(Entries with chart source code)

______

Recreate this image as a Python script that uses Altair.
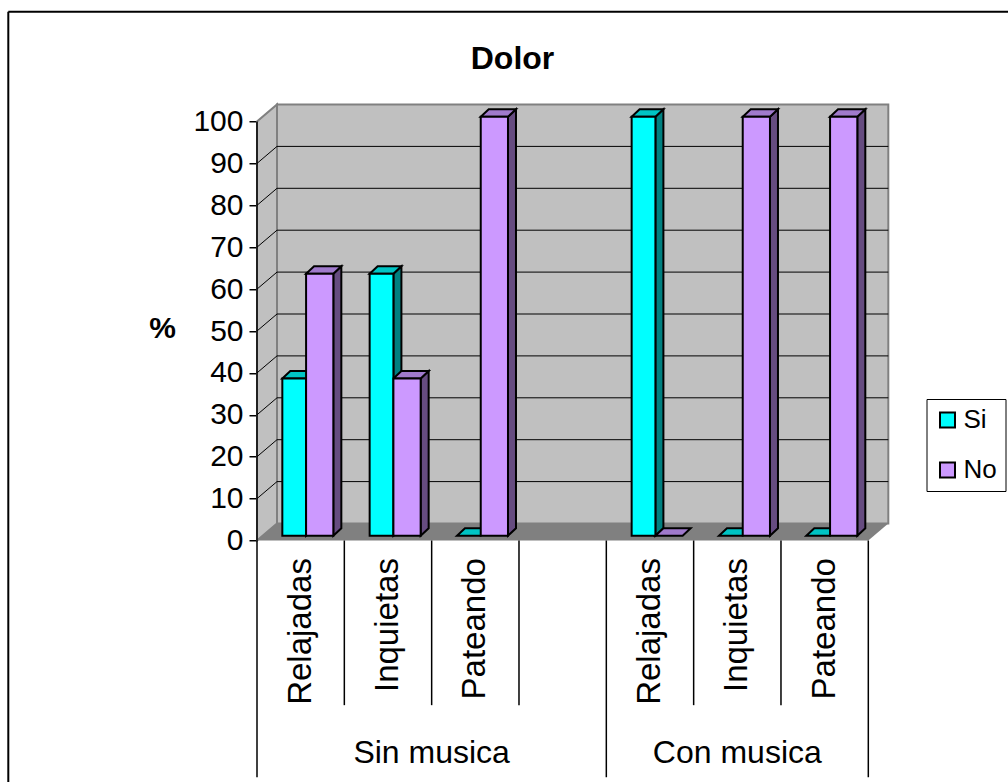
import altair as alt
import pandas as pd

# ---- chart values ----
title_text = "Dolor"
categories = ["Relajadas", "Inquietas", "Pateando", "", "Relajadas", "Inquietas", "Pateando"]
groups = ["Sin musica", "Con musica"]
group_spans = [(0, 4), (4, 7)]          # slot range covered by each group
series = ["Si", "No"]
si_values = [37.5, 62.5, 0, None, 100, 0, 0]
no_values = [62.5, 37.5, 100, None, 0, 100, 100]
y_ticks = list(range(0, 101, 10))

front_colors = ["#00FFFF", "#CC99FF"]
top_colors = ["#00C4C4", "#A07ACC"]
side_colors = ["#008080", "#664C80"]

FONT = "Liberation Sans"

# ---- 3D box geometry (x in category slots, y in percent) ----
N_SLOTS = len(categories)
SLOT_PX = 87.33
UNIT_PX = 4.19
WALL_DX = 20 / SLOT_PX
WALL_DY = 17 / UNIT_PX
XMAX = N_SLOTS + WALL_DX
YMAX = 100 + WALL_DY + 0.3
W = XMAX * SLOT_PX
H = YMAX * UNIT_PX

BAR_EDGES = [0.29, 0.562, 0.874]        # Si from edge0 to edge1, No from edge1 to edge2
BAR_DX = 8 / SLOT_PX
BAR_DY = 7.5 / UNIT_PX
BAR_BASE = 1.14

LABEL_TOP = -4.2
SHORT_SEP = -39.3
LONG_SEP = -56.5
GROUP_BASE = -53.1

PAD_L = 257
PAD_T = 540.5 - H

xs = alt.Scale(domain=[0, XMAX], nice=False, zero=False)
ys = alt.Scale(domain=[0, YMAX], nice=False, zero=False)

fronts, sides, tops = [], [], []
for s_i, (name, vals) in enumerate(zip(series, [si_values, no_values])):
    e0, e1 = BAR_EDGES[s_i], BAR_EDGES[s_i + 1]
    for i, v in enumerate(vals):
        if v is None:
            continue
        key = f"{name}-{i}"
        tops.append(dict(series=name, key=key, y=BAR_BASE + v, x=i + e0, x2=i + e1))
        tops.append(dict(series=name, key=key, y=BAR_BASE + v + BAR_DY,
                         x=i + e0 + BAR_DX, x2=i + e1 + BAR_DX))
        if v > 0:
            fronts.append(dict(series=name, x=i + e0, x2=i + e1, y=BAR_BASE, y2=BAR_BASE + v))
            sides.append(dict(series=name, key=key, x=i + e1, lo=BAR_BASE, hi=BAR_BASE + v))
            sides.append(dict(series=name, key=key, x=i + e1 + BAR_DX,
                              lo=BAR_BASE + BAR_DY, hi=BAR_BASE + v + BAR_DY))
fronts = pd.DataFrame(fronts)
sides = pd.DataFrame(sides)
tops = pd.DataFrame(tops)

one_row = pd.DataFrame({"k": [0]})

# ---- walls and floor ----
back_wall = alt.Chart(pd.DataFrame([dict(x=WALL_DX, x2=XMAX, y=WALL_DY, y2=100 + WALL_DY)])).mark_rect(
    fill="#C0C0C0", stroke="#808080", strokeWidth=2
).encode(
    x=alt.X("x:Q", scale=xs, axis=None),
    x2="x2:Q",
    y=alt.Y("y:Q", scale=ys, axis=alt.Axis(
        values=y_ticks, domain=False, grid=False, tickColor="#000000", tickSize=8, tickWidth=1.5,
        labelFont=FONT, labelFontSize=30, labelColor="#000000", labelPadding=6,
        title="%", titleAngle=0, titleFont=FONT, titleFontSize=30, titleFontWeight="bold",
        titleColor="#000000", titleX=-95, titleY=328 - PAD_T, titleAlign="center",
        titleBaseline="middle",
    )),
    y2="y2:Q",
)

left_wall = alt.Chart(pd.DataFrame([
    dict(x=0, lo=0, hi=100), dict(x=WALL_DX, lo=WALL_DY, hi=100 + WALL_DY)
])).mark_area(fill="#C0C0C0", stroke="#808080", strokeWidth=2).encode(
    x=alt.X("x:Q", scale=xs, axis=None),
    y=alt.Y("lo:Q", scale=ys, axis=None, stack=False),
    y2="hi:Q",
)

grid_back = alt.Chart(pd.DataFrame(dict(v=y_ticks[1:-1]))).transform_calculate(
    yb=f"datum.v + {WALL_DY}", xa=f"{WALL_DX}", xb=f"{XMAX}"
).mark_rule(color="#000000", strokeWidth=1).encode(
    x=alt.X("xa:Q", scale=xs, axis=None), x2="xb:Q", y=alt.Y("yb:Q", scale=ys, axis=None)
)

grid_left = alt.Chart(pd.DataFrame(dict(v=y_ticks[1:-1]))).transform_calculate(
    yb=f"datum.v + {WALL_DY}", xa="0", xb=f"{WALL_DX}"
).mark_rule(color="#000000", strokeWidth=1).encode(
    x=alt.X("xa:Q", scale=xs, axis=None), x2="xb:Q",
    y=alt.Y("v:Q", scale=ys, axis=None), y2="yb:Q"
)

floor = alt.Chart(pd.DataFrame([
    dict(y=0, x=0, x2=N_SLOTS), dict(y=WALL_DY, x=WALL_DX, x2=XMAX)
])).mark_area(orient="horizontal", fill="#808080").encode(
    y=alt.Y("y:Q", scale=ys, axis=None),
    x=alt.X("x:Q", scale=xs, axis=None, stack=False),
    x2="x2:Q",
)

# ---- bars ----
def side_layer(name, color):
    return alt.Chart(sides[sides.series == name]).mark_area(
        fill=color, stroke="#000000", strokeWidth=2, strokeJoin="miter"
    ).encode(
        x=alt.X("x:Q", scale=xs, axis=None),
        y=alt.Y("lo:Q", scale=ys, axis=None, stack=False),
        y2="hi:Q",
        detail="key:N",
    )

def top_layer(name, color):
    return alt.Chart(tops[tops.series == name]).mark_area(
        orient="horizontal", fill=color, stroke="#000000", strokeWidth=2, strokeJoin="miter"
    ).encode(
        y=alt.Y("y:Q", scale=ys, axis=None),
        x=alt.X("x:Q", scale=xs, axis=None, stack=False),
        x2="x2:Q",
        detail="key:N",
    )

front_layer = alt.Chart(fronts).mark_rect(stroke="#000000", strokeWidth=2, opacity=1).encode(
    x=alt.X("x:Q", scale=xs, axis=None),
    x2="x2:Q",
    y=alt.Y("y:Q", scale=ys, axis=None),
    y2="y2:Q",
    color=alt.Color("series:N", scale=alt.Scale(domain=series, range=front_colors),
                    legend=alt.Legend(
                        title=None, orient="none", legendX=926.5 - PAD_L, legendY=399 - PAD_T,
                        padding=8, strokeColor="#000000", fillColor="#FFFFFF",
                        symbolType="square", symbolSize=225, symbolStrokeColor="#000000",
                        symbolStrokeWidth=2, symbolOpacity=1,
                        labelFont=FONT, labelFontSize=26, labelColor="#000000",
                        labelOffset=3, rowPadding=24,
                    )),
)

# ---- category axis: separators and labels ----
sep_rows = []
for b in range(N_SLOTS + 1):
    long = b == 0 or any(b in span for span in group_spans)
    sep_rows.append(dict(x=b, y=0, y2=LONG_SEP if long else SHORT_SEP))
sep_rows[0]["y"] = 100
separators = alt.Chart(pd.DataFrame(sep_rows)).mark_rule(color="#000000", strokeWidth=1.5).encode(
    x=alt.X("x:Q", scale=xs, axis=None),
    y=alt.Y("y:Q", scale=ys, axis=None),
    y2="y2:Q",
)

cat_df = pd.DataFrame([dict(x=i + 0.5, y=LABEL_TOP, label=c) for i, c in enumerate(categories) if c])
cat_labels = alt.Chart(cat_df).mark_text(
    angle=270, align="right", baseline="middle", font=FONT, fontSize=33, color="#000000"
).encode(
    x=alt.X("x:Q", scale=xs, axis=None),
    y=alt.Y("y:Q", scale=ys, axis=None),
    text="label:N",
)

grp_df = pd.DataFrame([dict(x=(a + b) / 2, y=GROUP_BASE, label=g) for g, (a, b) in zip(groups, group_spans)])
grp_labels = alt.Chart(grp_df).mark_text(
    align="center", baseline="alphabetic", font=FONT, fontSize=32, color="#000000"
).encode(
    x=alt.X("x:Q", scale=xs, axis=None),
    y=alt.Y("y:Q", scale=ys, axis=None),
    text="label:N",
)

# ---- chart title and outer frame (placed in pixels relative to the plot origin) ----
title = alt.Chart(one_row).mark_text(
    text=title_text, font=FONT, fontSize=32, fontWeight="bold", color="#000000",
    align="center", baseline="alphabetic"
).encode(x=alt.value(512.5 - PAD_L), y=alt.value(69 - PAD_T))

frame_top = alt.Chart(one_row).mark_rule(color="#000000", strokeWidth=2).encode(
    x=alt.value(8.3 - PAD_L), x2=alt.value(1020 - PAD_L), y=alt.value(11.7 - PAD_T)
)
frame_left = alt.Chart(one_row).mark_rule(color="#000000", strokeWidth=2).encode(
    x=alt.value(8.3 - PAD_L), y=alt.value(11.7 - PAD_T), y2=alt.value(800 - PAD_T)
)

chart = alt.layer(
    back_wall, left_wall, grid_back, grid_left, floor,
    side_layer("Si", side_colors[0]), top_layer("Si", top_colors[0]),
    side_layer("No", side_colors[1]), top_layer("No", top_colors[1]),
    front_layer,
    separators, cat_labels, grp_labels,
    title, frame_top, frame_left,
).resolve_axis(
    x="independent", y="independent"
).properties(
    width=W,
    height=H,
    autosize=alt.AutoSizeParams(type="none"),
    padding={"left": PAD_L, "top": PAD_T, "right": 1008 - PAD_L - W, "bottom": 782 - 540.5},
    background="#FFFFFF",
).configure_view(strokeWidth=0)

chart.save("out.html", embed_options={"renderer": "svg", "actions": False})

______

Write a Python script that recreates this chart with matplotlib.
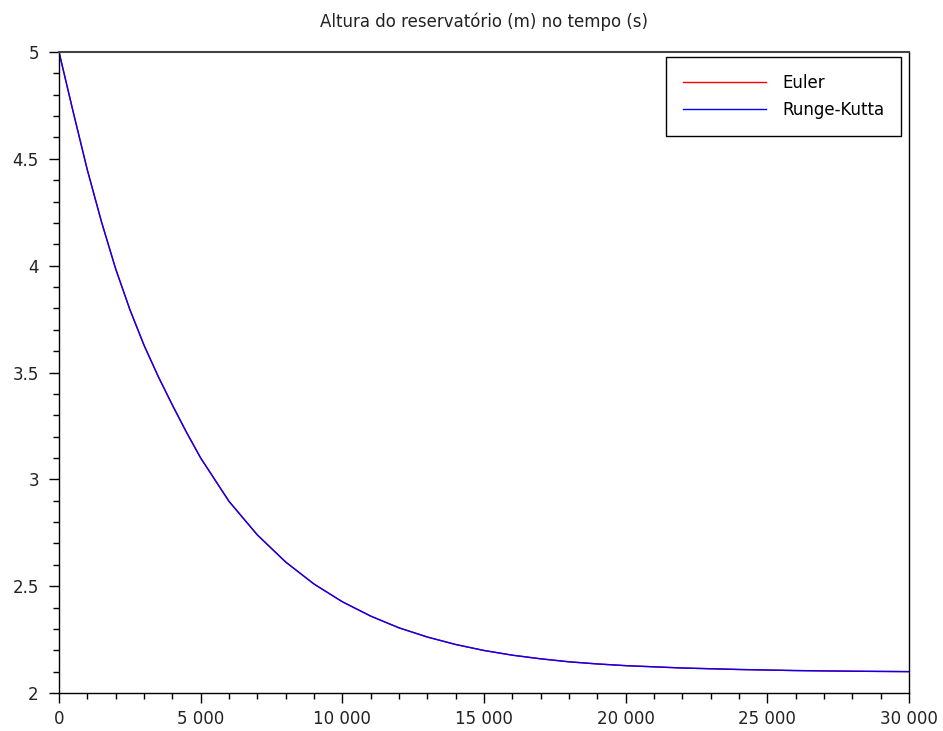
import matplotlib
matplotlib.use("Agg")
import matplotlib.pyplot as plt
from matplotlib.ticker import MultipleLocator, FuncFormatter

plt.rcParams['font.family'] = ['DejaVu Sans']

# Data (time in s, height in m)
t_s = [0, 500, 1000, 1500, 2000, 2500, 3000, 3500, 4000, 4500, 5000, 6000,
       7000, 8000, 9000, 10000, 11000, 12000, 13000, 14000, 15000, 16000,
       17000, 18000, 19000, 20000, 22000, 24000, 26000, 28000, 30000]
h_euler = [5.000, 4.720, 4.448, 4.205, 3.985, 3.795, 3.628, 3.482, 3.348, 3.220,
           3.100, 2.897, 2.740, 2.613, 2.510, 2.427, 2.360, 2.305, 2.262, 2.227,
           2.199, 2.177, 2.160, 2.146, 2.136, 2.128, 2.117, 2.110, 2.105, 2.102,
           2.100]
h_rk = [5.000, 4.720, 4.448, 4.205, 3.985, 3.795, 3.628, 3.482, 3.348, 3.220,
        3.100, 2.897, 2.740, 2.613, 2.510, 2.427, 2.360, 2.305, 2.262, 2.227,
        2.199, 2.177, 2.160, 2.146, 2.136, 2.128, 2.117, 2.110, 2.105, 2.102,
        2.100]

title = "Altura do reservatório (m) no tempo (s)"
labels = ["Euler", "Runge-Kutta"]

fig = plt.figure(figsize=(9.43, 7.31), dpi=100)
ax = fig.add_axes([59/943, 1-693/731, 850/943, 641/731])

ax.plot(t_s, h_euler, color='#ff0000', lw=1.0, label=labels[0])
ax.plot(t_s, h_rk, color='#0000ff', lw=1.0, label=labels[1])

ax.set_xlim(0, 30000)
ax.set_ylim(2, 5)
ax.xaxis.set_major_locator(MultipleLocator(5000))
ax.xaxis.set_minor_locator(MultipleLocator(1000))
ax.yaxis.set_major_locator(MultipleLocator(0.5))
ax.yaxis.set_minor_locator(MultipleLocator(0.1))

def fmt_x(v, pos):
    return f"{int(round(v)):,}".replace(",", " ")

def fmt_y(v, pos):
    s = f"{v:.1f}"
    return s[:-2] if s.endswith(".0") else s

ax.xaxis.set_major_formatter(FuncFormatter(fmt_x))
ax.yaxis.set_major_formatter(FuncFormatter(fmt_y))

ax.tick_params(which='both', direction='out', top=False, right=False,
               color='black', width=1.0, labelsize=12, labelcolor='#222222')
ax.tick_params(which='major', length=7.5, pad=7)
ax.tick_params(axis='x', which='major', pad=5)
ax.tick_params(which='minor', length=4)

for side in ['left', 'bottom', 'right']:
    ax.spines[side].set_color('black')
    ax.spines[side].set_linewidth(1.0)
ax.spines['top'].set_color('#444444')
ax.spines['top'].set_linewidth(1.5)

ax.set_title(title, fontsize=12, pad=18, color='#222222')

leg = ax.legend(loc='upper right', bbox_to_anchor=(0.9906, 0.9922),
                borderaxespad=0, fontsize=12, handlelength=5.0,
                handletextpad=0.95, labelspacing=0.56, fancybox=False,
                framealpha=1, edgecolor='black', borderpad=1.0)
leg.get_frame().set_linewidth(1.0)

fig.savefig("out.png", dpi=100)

______

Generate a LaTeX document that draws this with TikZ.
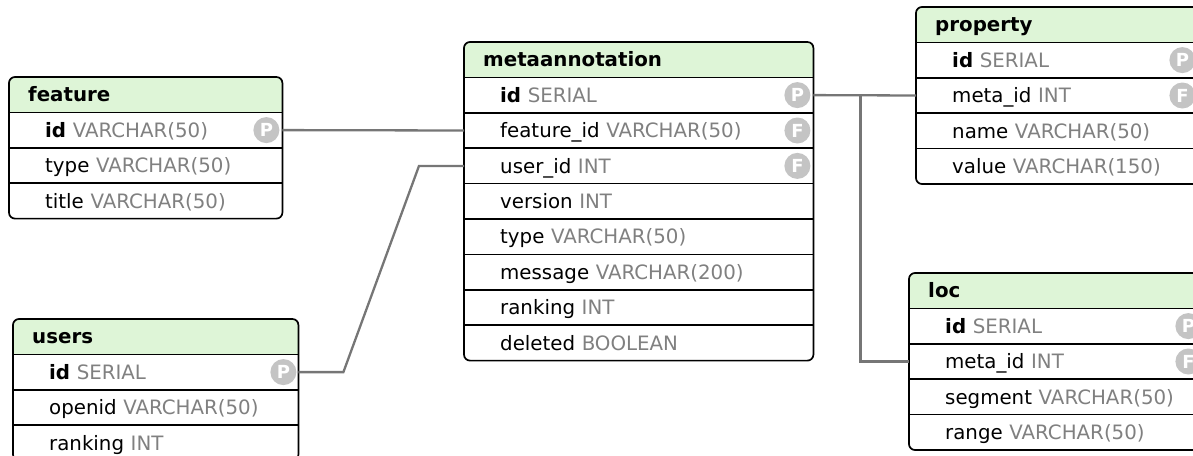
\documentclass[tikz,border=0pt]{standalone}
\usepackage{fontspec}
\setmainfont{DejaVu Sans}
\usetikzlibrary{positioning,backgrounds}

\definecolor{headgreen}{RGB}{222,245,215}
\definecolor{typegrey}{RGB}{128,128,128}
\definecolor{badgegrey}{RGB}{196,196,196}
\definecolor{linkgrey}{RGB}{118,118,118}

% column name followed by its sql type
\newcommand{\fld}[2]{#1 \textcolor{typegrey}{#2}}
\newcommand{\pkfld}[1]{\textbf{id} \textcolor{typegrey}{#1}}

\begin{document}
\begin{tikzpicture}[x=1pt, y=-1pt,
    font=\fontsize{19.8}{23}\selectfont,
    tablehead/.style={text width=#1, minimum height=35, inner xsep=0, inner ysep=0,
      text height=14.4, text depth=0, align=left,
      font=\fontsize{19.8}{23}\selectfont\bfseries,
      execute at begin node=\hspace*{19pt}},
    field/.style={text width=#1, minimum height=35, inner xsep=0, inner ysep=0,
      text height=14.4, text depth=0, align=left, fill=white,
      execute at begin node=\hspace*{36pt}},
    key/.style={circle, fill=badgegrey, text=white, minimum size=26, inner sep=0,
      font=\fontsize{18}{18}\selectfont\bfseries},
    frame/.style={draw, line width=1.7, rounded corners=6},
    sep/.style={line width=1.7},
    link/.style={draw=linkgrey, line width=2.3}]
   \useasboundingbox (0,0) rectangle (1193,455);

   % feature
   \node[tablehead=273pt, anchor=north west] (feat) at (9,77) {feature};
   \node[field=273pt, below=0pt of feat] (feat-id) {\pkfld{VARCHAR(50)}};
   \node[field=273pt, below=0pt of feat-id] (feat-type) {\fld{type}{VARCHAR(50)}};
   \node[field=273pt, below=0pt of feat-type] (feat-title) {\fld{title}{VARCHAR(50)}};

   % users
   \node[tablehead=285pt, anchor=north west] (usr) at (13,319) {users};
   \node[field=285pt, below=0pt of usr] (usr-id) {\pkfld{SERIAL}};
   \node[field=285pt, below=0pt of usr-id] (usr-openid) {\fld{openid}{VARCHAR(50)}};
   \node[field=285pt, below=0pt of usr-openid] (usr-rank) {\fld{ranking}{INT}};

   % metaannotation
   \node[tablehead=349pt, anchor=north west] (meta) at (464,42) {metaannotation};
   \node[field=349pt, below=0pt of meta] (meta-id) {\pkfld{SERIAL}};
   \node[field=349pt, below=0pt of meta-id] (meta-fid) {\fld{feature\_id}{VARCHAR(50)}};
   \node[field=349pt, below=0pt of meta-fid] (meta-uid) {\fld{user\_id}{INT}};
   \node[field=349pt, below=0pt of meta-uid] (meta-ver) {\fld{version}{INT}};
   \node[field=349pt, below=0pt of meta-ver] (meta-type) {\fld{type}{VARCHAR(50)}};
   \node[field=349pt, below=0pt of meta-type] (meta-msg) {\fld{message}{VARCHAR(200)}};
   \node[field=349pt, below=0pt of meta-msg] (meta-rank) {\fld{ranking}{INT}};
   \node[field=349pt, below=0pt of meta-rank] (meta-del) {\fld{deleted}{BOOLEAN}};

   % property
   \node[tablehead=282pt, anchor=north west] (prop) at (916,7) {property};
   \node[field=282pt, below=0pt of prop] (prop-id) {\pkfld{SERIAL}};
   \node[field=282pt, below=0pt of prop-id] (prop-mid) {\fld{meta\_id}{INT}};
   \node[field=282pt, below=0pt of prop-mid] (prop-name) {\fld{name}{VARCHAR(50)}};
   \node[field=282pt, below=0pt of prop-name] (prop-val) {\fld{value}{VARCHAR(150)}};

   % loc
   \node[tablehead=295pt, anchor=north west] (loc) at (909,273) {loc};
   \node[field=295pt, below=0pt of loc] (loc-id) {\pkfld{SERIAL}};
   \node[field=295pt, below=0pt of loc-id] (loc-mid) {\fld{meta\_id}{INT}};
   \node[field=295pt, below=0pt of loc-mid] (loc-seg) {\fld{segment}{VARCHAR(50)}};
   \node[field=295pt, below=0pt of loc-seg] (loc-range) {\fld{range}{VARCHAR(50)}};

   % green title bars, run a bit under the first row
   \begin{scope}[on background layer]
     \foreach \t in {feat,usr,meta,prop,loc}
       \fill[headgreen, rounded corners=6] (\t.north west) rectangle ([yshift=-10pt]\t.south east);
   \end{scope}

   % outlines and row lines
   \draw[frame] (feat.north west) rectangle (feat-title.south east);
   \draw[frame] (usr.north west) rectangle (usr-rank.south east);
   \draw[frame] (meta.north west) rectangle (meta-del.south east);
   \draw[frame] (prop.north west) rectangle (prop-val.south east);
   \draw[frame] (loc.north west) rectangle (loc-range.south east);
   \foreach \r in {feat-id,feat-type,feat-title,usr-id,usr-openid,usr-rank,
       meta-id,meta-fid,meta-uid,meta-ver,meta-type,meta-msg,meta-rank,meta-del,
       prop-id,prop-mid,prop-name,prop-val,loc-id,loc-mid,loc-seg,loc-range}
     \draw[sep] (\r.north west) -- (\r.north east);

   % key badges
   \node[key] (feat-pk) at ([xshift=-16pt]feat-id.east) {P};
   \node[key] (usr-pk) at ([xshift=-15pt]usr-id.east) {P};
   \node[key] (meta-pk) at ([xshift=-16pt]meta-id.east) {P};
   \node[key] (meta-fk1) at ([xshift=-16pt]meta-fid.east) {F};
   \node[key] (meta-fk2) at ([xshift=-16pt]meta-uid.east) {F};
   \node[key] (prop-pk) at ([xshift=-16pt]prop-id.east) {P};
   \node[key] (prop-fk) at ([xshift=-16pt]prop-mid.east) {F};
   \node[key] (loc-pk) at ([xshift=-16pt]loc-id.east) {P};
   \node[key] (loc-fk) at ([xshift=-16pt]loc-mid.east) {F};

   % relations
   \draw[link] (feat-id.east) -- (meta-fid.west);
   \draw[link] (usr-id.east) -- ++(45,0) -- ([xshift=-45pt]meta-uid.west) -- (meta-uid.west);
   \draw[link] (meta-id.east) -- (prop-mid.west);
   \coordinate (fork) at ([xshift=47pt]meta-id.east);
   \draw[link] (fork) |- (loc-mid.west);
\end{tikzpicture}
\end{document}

______

● **Task description**
Using the entries above, write out exactly the lines from the one with "Recreate this image" through the one with "import pandas as pd", ends included. Leave out any pictures.

● **Exercise solution**
Recreate this image as a Python script that uses Altair.
import altair as alt
import pandas as pd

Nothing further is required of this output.